Poteva dirsi più che soddisfatto della sua vita e godersela beatamente, ma l’idea della crociata non lo abbandonava e si imbarcò di nuovo, anche per convertire il sultano. Partì il 4 luglio 1270 con 60.000 soldati. Dopo le prime vittorie giunse però la peste, che decimò l’esercito e colpì il re, che pur malato si prodigava nel soccorrere i suoi uomini. Comprese di essere prossimo alla morte e diede all’erede le ultime raccomandazioni su come dovesse comportasi un re. Recitò i Salmi penitenziali ed ebbe l’estremo pensiero per la Francia: «Noi andiamo alla Gerusalemme celeste. Sii o Signore il santificatore ed il custode del tuo popolo». Poi, adagiato su un letto di cenere a forma di croce, rese l’anima a Dio. 29 anni dopo venne canonizzato anche per i numerosi miracoli e le guarigioni avvenute presso la sua tomba.

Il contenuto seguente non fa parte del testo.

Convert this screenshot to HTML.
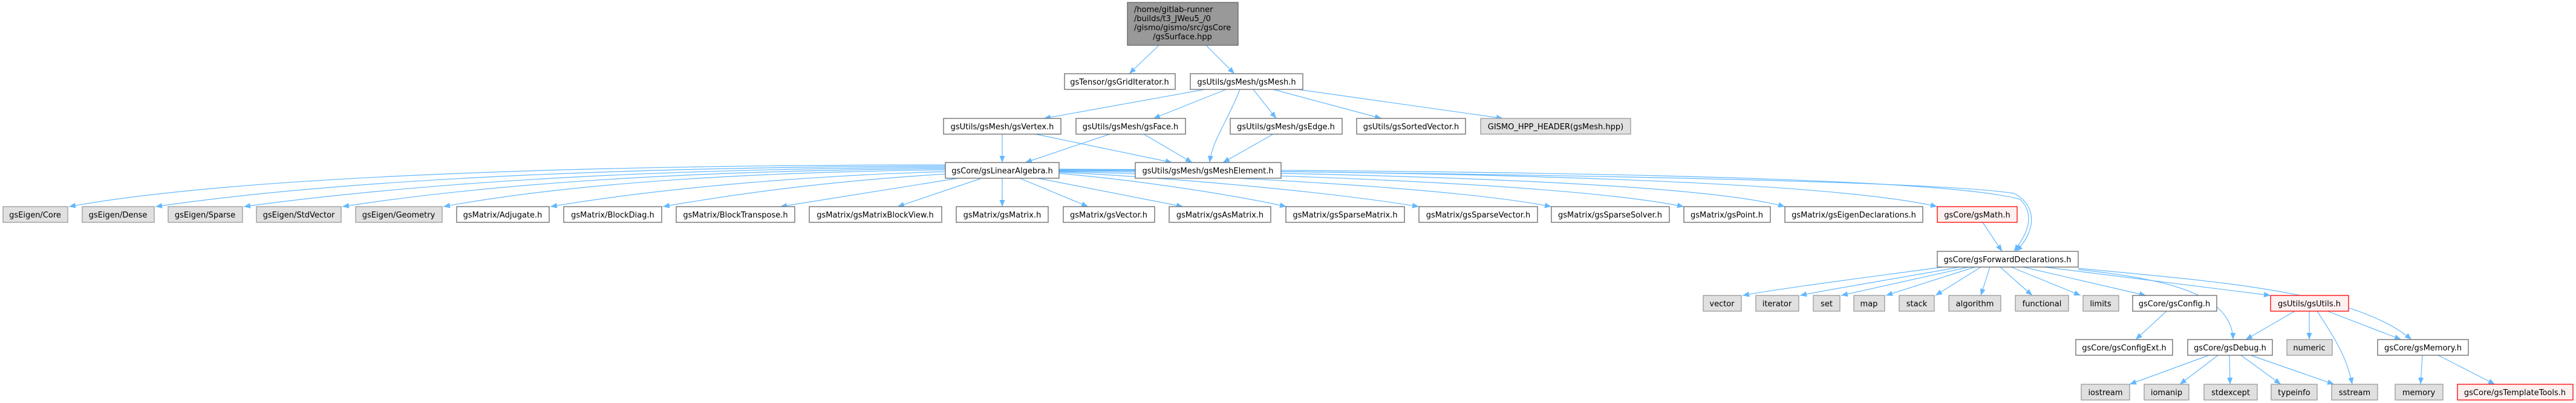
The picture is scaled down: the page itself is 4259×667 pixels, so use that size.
<!DOCTYPE html>
<html><head><meta charset="utf-8"><style>
html,body{margin:0;padding:0;background:#fff;}
svg{display:block;}
text{font-family:"DejaVu Sans","Liberation Sans",sans-serif;font-size:13px;fill:#000;}
.w{fill:#fff;stroke:#666;stroke-width:1.3;}
.g{fill:#e0e0e0;stroke:#999;stroke-width:1.3;}
.r{fill:#fff0f0;stroke:#f00;stroke-width:1.3;}
.e{fill:none;stroke:#63b8ff;stroke-width:1.2;}
</style></head><body>
<svg width="4259" height="667" viewBox="0 0 4259 667" xmlns="http://www.w3.org/2000/svg">
<defs><marker id="a" markerUnits="userSpaceOnUse" markerWidth="12" markerHeight="10" refX="11" refY="4.5" orient="auto"><path d="M0,0 L11,4.5 L0,9 z" fill="#63b8ff"/></marker></defs>

<g class="e" marker-end="url(#a)">
<!-- root -->
<path d="M1916,75 L1867,122"/>
<path d="M1994,75 L2041,122"/>
<!-- gsMesh -->
<path d="M1992,148 L1726,196"/>
<path d="M2027,148 L1907,196"/>
<path d="M2050,148 C2030,200 2005,230 2000,269"/>
<path d="M2072,148 L2110,196"/>
<path d="M2105,148 L2284,196"/>
<path d="M2146,148 L2485,196"/>
<!-- row3 -> row4 -->
<path d="M1657,222 L1657,269"/>
<path d="M1712,222 L1938,269"/>
<path d="M1835,222 L1695,269"/>
<path d="M1891,222 L1971,269"/>
<path d="M2105,222 L2022,269"/>
<!-- LinAlg left -->
<path d="M1563,273 C1000,273 400,290 114,342"/>
<path d="M1563,275 C1100,276 600,292 257,342"/>
<path d="M1563,277 C1150,279 750,295 403,342"/>
<path d="M1563,279 C1200,282 850,298 566,342"/>
<path d="M1563,281 C1250,285 950,302 733,342"/>
<path d="M1563,284 C1350,290 1100,310 910,342"/>
<path d="M1563,288 C1400,298 1250,315 1096,342"/>
<!-- LinAlg bottom -->
<path d="M1584,295 L1290,342"/>
<path d="M1623,295 L1484,342"/>
<path d="M1657,295 L1657,342"/>
<path d="M1686,295 L1799,342"/>
<path d="M1716,295 L1956,342"/>
<!-- LinAlg right -->
<path d="M1751,287 C1900,300 2050,325 2127,342"/>
<path d="M1751,285 C1950,295 2200,318 2346,342"/>
<path d="M1751,284 C2000,290 2400,310 2565,342"/>
<path d="M1751,283 C2100,287 2600,305 2784,342"/>
<path d="M1751,282 C2200,285 2800,300 2951,342"/>
<path d="M1751,281 C2300,283 3000,295 3203,342"/>
<path d="M1751,280 C2400,282 3200,290 3340,330 C3370,360 3345,395 3330,416"/>
<!-- MeshElement -> ForwardDecl -->
<path d="M2118,284 C2600,290 3200,300 3330,320 C3375,345 3360,390 3333,416"/>
<!-- gsMath -> FD -->
<path d="M3278,368 L3310,416"/>
<!-- FD -> row7 -->
<path d="M3212,442 C3080,460 2960,475 2881,489"/>
<path d="M3240,442 C3130,462 3030,478 2976,489"/>
<path d="M3255,442 L3044,489"/>
<path d="M3265,442 L3118,489"/>
<path d="M3275,442 L3200,489"/>
<path d="M3290,442 L3275,489"/>
<path d="M3307,442 L3360,489"/>
<path d="M3325,442 L3440,489"/>
<path d="M3345,442 L3548,489"/>
<path d="M3380,442 L3754,489"/>
<path d="M3436,446 C3560,460 3690,480 3692,562"/>
<path d="M3436,444 C3650,465 3890,480 3987,562"/>
<!-- gsConfig -->
<path d="M3582,515 L3531,562"/>
<!-- gsUtils -->
<path d="M3794,515 L3713,562"/>
<path d="M3818,515 L3818,562"/>
<path d="M3831,515 C3860,560 3880,590 3889,636"/>
<path d="M3848,515 L3970,562"/>
<!-- gsDebug -->
<path d="M3652,588 L3521,636"/>
<path d="M3667,588 L3604,636"/>
<path d="M3686,588 L3687,636"/>
<path d="M3705,588 L3771,636"/>
<path d="M3721,588 L3859,636"/>
<!-- gsMemory -->
<path d="M4005,588 L4002,636"/>
<path d="M4031,588 L4125,636"/>
</g>

<!-- root -->
<rect x="1864" y="4" width="183" height="71" fill="#999" stroke="#666" stroke-width="1.3"/>
<text x="1875" y="20">/home/gitlab-runner</text>
<text x="1875" y="35">/builds/t3_JWeu5_/0</text>
<text x="1875" y="50">/gismo/gismo/src/gsCore</text>
<text x="1955" y="65" text-anchor="middle">/gsSurface.hpp</text>

<g text-anchor="middle">
<rect class="w" x="1760" y="122" width="183" height="26"/><text x="1851" y="140">gsTensor/gsGridIterator.h</text>
<rect class="w" x="1968" y="122" width="186" height="26"/><text x="2061" y="140">gsUtils/gsMesh/gsMesh.h</text>

<rect class="w" x="1560" y="196" width="194" height="26"/><text x="1657" y="214">gsUtils/gsMesh/gsVertex.h</text>
<rect class="w" x="1779" y="196" width="181" height="26"/><text x="1869" y="214">gsUtils/gsMesh/gsFace.h</text>
<rect class="w" x="2034" y="196" width="185" height="26"/><text x="2126" y="214">gsUtils/gsMesh/gsEdge.h</text>
<rect class="w" x="2243" y="196" width="180" height="26"/><text x="2333" y="214">gsUtils/gsSortedVector.h</text>
<rect class="g" x="2448" y="196" width="248" height="26"/><text x="2572" y="214">GISMO_HPP_HEADER(gsMesh.hpp)</text>

<rect class="w" x="1563" y="269" width="188" height="26"/><text x="1657" y="287">gsCore/gsLinearAlgebra.h</text>
<rect class="w" x="1877" y="269" width="241" height="26"/><text x="1997" y="287">gsUtils/gsMesh/gsMeshElement.h</text>

<rect class="g" x="5" y="342" width="107" height="26"/><text x="58" y="360">gsEigen/Core</text>
<rect class="g" x="136" y="342" width="119" height="26"/><text x="195" y="360">gsEigen/Dense</text>
<rect class="g" x="278" y="342" width="123" height="26"/><text x="339" y="360">gsEigen/Sparse</text>
<rect class="g" x="424" y="342" width="140" height="26"/><text x="494" y="360">gsEigen/StdVector</text>
<rect class="g" x="588" y="342" width="143" height="26"/><text x="659" y="360">gsEigen/Geometry</text>
<rect class="w" x="755" y="342" width="153" height="26"/><text x="831" y="360">gsMatrix/Adjugate.h</text>
<rect class="w" x="932" y="342" width="162" height="26"/><text x="1013" y="360">gsMatrix/BlockDiag.h</text>
<rect class="w" x="1118" y="342" width="196" height="26"/><text x="1216" y="360">gsMatrix/BlockTranspose.h</text>
<rect class="w" x="1338" y="342" width="219" height="26"/><text x="1447" y="360">gsMatrix/gsMatrixBlockView.h</text>
<rect class="w" x="1581" y="342" width="152" height="26"/><text x="1657" y="360">gsMatrix/gsMatrix.h</text>
<rect class="w" x="1758" y="342" width="151" height="26"/><text x="1833" y="360">gsMatrix/gsVector.h</text>
<rect class="w" x="1933" y="342" width="168" height="26"/><text x="2017" y="360">gsMatrix/gsAsMatrix.h</text>
<rect class="w" x="2126" y="342" width="196" height="26"/><text x="2224" y="360">gsMatrix/gsSparseMatrix.h</text>
<rect class="w" x="2346" y="342" width="196" height="26"/><text x="2444" y="360">gsMatrix/gsSparseVector.h</text>
<rect class="w" x="2565" y="342" width="195" height="26"/><text x="2662" y="360">gsMatrix/gsSparseSolver.h</text>
<rect class="w" x="2784" y="342" width="143" height="26"/><text x="2855" y="360">gsMatrix/gsPoint.h</text>
<rect class="w" x="2951" y="342" width="228" height="26"/><text x="3065" y="360">gsMatrix/gsEigenDeclarations.h</text>
<rect class="r" x="3203" y="342" width="132" height="26"/><text x="3269" y="360">gsCore/gsMath.h</text>

<rect class="w" x="3203" y="416" width="233" height="26"/><text x="3319" y="434">gsCore/gsForwardDeclarations.h</text>

<rect class="g" x="2816" y="489" width="63" height="26"/><text x="2847" y="507">vector</text>
<rect class="g" x="2903" y="489" width="71" height="26"/><text x="2938" y="507">iterator</text>
<rect class="g" x="2998" y="489" width="44" height="26"/><text x="3020" y="507">set</text>
<rect class="g" x="3065" y="489" width="51" height="26"/><text x="3090" y="507">map</text>
<rect class="g" x="3140" y="489" width="58" height="26"/><text x="3169" y="507">stack</text>
<rect class="g" x="3222" y="489" width="86" height="26"/><text x="3265" y="507">algorithm</text>
<rect class="g" x="3332" y="489" width="88" height="26"/><text x="3376" y="507">functional</text>
<rect class="g" x="3444" y="489" width="59" height="26"/><text x="3473" y="507">limits</text>
<rect class="w" x="3526" y="489" width="139" height="26"/><text x="3595" y="507">gsCore/gsConfig.h</text>
<rect class="r" x="3754" y="489" width="129" height="26"/><text x="3818" y="507">gsUtils/gsUtils.h</text>

<rect class="w" x="3432" y="562" width="160" height="26"/><text x="3512" y="580">gsCore/gsConfigExt.h</text>
<rect class="w" x="3617" y="562" width="140" height="26"/><text x="3687" y="580">gsCore/gsDebug.h</text>
<rect class="g" x="3781" y="562" width="75" height="26"/><text x="3818" y="580">numeric</text>
<rect class="w" x="3931" y="562" width="150" height="26"/><text x="4006" y="580">gsCore/gsMemory.h</text>

<rect class="g" x="3441" y="636" width="80" height="26"/><text x="3481" y="654">iostream</text>
<rect class="g" x="3545" y="636" width="74" height="26"/><text x="3582" y="654">iomanip</text>
<rect class="g" x="3644" y="636" width="88" height="26"/><text x="3688" y="654">stdexcept</text>
<rect class="g" x="3755" y="636" width="76" height="26"/><text x="3793" y="654">typeinfo</text>
<rect class="g" x="3855" y="636" width="76" height="26"/><text x="3893" y="654">sstream</text>
<rect class="g" x="3960" y="636" width="79" height="26"/><text x="3999" y="654">memory</text>
<rect class="r" x="4063" y="636" width="191" height="26"/><text x="4158" y="654">gsCore/gsTemplateTools.h</text>
</g>
</svg>
</body></html>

Luigi IX è un modello per re e statisti, un dono di Dio e della Vergine alla Francia ed a tutta la cristianità. Egli incarnò il modello del re cristiano: «Un Re deve essere per il suo Regno, ciò che l’anima è per il corpo, ciò che Dio deve essere per il mondo! Egli deve modellare il suo governo, sul governo divino. Egli deve consacrare tutte le sue cure a dirigere il suo popolo, verso il suo ultimo fine, nell’applicare il bene e la virtù», scrisse san Tommaso d’Aquino nel De regimine principum.